Floating colonies present their own issues, but it would solve concerns about long-term low-gravity impacts of Mars or the challenges of requiring a fully-pressurized environment suit all the time outdoors.

You do realize that, if for any reason, your colony loses flotation and drops toward the ground, everybody dies a horrible death.
The idea is that you would use breathable air as the lifting gas to prevent this problem. The pressure difference would be low enough that it would take an event that would be fatal to everyone anyways to cause a rapid drop.

In my understanding the biggest issue is getting the mass of the structure there as you can't easily mine the surface and it doesn't have any moons to get a bulk of the material from, so you would have to wait for asteroids of the right type to be in position to mine on your way there.

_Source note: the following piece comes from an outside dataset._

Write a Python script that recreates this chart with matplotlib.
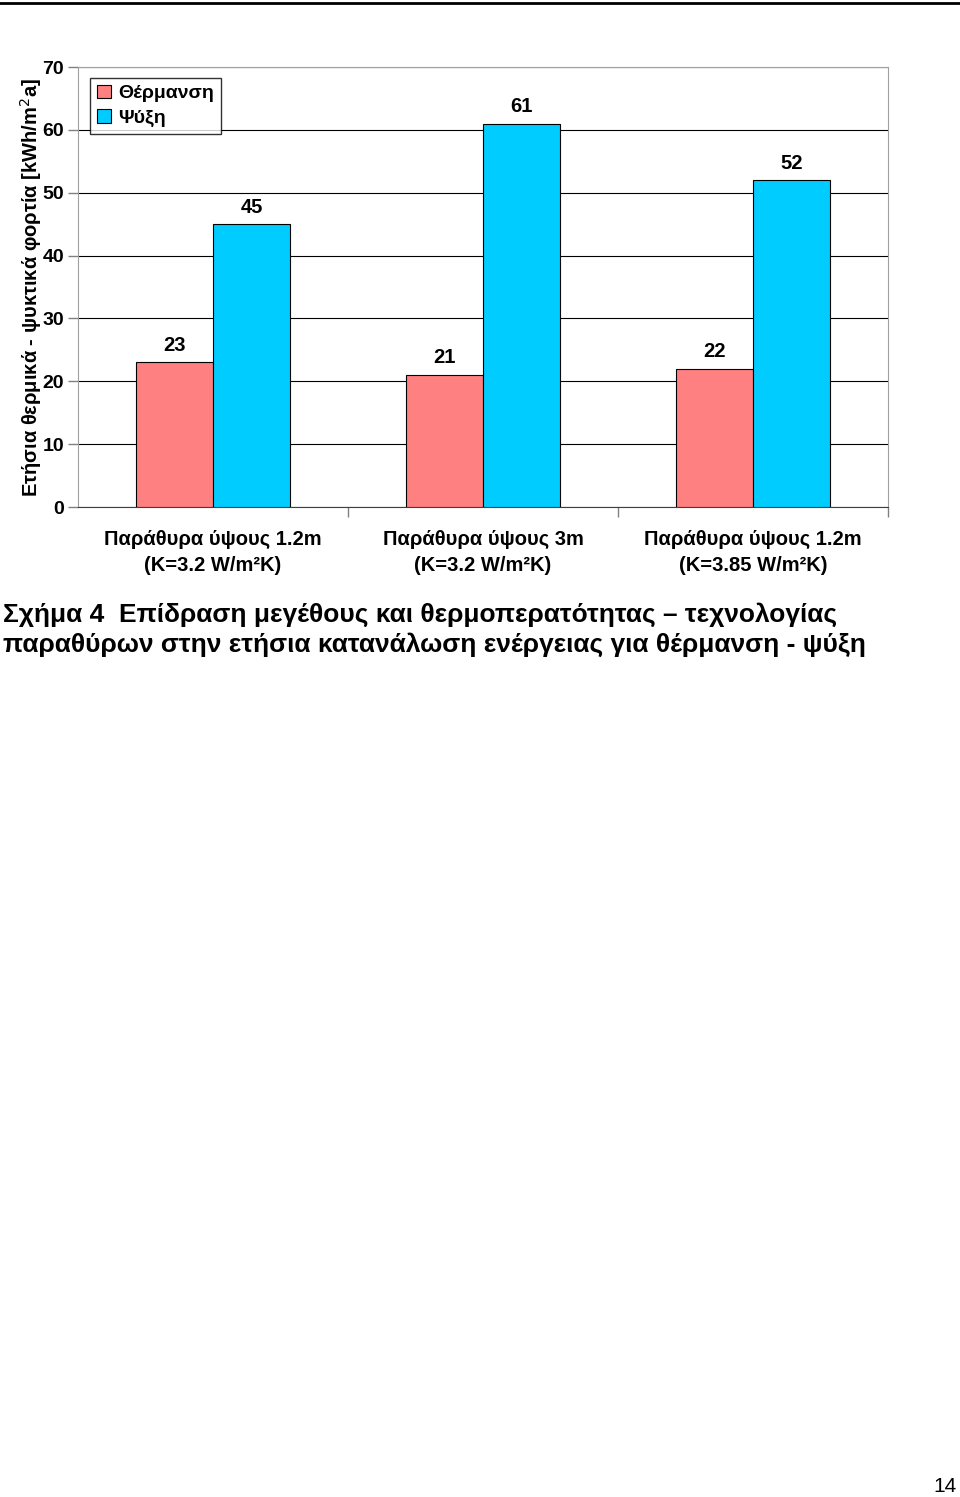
import matplotlib
matplotlib.use("Agg")
import matplotlib.pyplot as plt
import numpy as np
from matplotlib import font_manager

# Data
categories = ["Παράθυρα ύψους 1.2m\n(K=3.2 W/m²K)",
              "Παράθυρα ύψους 3m\n(K=3.2 W/m²K)",
              "Παράθυρα ύψους 1.2m\n(K=3.85 W/m²K)"]
heating = [23, 21, 22]
cooling = [45, 61, 52]
series_names = ["Θέρμανση", "Ψύξη"]
y_ticks = [0, 10, 20, 30, 40, 50, 60, 70]

caption = ("Σχήμα 4  Επίδραση μεγέθους και θερμοπερατότητας – τεχνολογίας\n"
           "παραθύρων στην ετήσια κατανάλωση ενέργειας για θέρμανση - ψύξη")

names = {f.name for f in font_manager.fontManager.ttflist}
narrow = "Liberation Sans Narrow" if "Liberation Sans Narrow" in names else "Liberation Sans"

plt.rcParams['font.family'] = ['Liberation Sans', 'DejaVu Sans']

fig = plt.figure(figsize=(9.6, 14.97), dpi=100)
W, H = 960, 1497

# axes placed in pixel coords: left 78, right 888, top 67, bottom 507
ax = fig.add_axes([78 / W, 1 - 507 / H, (888 - 78) / W, (507 - 67) / H])

x = np.arange(len(categories))
w = 0.285
b1 = ax.bar(x - w / 2, heating, w, color='#FF8080', edgecolor='black', linewidth=0.8,
            label=series_names[0], zorder=3)
b2 = ax.bar(x + w / 2, cooling, w, color='#00CCFF', edgecolor='black', linewidth=0.8,
            label=series_names[1], zorder=3)

for bars in (b1, b2):
    for r in bars:
        ax.text(r.get_x() + r.get_width() / 2, r.get_height() + 1.2, f"{int(r.get_height())}",
                ha='center', va='bottom', fontsize=14.5, fontweight='bold')

ax.set_xlim(-0.5, 2.5)
ax.set_ylim(0, 70)
ax.set_yticks(y_ticks)
ax.set_yticklabels([str(t) for t in y_ticks], fontsize=14, fontweight='bold')
ax.yaxis.grid(True, color='black', linewidth=0.8, zorder=0)
ax.set_axisbelow(True)

# category separators as ticks
ax.set_xticks([0.5, 1.5, 2.5])
ax.set_xticklabels([])
ax.tick_params(axis='x', length=7, color='#808080', width=1)
ax.tick_params(axis='y', length=7, color='#808080', width=1, pad=3)
for i, c in enumerate(categories):
    ax.text(i, -3.7, c, ha='center', va='top', fontsize=14.5, fontweight='bold',
            linespacing=1.45)

for s in ['top', 'right', 'left']:
    ax.spines[s].set_color('#A0A0A0')
ax.spines['bottom'].set_color('#404040')

ax.set_ylabel("Ετήσια θερμικά - ψυκτικά φορτία [kWh/m$^2$a]", fontsize=14.5,
              fontweight='bold', labelpad=-1)

leg = ax.legend(loc='upper left', bbox_to_anchor=(0.015, 0.975),
                prop={'weight': 'bold', 'size': 14}, frameon=True, fancybox=False,
                handlelength=0.7, handleheight=0.7, handletextpad=0.4,
                borderpad=0.35, labelspacing=0.35, borderaxespad=0)
leg.get_frame().set_edgecolor('black')
leg.get_frame().set_linewidth(1)

# page top rule
fig.add_artist(plt.Line2D([0, 1], [1 - 3 / H, 1 - 3 / H], color='black', linewidth=2))

fig.text(3 / W, 1 - 602 / H, caption, ha='left', va='top', fontsize=19,
         family=[narrow, 'DejaVu Sans'], fontweight='bold', linespacing=1.3)

fig.text(957 / W, 1 - 1496 / H, "14", ha='right', va='bottom', fontsize=15)

fig.savefig("out.png", dpi=100)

At that altitude, the atmosphere doesn't shield you from radiation, you are closer to the Sun, so there is more of it, the planetary magnetic field just isn't there to compensate, the surface is inaccessible so you can't use it and, if anything fails, you fall to a fiery, corrosive death in minutes.

Not that it's not worth terraforming, eventually, but Venus is marginally better than a space station. Pretty much the only thing it offers is gravity.